If it is ,thought that, in spite of some praiseworthy attempts to chart the territory, much still remains uncertain about the road goods transport industry, the members of the Royal Commission on transport set up 30 years. ago must have felt like travellers setting out on a voyage with a map no better than that drawn up by Ptolemy. Their appointment was an obviously sensible move in view of the new situation created by the rapid growth of road transport, but they were thorough-going pioneers, in the sense that they had first to make the right discoveries, and next to put the right interpretation on them.

They took evidence from a large number of organizations and individuals. Inevitably, not much of it was carefully documented, not through carelessness but because the facts and figures were not available and could not be collected within a reasonable time. Everything was new. The subject of inquiry was an industry barely 10 years old, made up of some 25,000 individual operators with a total of 80,000 vehicles and no tradition of keeping records.

Axe to Grind

From such material nothing more could be gleaned than impressions. With their help the Royal Commission built up a picture that has profoundly affected all thinking about the road haulage industry ever since. In fact, some Socialists with a nationalizing axe to grind assert even now that the picture is a faithful description of the industry at the present time. They take little or no trouble to collect up-to-date statistics, and have conveniently forgotten that the original picture was composed largely on hearsay.

As the Royal Commission—and more particularly the Salter Committee—saw it, the road haulage industry was little better than a jungle, in which unscrupulous clearing houses ranged like beasts of prey, and on the edge of which were the so-called ancillary users—this was before the C licence had been invented—picking up odd loads so that their vehicles would not return empty. The larger and usually older established operator was doing his best (as the railways also were doing) to maintain reasonable standards of operation and of rates. The mass of small hauliers a40 were cutting rates indiscriminately and foolishly, with no knowledge of or attention to the real costs of operation. There was therefore an alarming and constant drift towards the bankruptcy court. Those among the smaller hauliers who escaped ruin were neglecting to book after their vehicles properly. Drivers were badly paid and the conditions of work were deplorable. The combination of neglected vehicles and overworked drivers was a major cause of the disturbing increase in the number of road accidents.

Corroboration of every detail of this picture may even now be had from veterans in the industry who remember the bad old days before licensing. Commonsense also suggests that there must have been another side to the picture; that thousands of operators, both large and small, were conducting sound businesses, and looking after their vehicles and drivers; and that this type of operator must have been in the majority. Every industry has its quota of wrongdoers and offenders against reasonable standards of conduct. If the proportion in road transport had clearly been no more than usual, the Royal Commission, and later the Salter Committee, might have thought that special restrictions were not necessary. It is possible that both bodies were wrong, and over-estimated the evils of the road haulage industry. It may be too late now to discover the truth, but there are one or two points worth consideration.

" The" Depression

In the late 1920s and early 1930s, Britain was in the throes of what, because of its magnitude, is still known as " the " depression. It must have been a period of exceptional difficulty for the proper development of a new industry. If there appeared to be a large number of bankruptcies among hauliers, they were taking place in all walks of life. There is no statistical evidence that the proportion of hauliers going out of business was greater than in any other trade, nor that the larger operators were exempt from the general slump.
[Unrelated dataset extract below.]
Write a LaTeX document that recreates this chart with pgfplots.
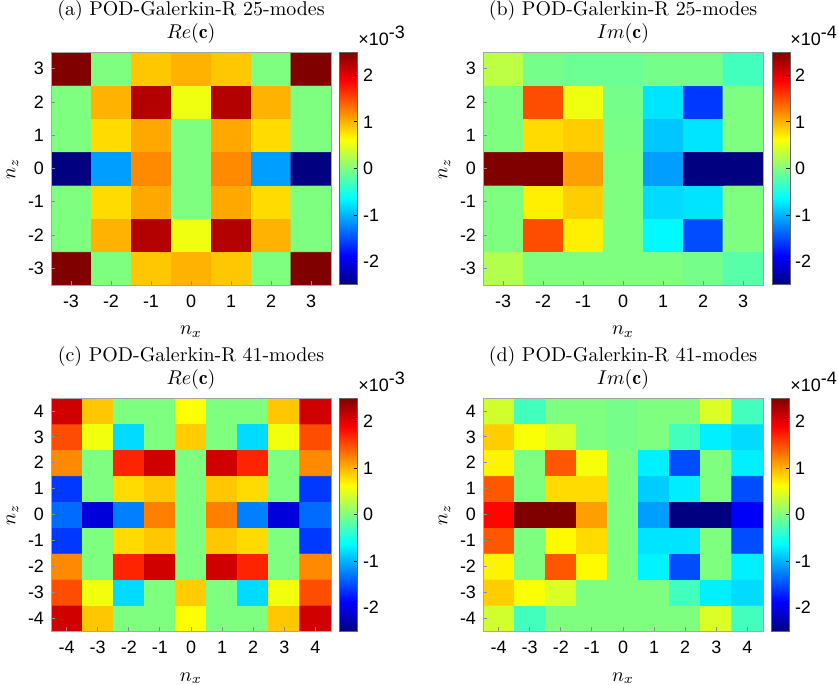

The legend of the "killer driver" is still powerful. It does not show up, however, on the recent accident statistics published by the Ministry of Transport, nor so far as one can see, is it borne out by the figures covering the years before the war. Regrettably, the annual total of road accidents is increasing, but there has been a fall in the statistics for accidents as a percentage of the numbers of vehicles. Credit for this may be due to several factors, including improvements in vehicle design, better standards of driving, and the general road safety measures that have been brought into force. There is no particular evidence that the special enforcement arrangements for commercial vehicles have had anything to do with it.

It is much too late now to go back to 1933 and start again. No Government would take responsibility for obliterating the measures that have been taken to deal with licensing, vehicle fitness, drivers' wages and conditions, and so on. There is no particular wish, within or outside the transport industry, that this should be done. Hauliers may feel, however, that they have more than a pious duty to rehabilitate their forerunners. Taken as a whole, the two official reports of 30 years ago, and the mass of legislation that they inspired, add up to a strong indictment of the pre-licensing road transport industry. The attitude of mind created then has persisted until the present day and it is still too easy for the Socialists to neutralize the efficiency of hauliers by accusing them of Iaw-breaking.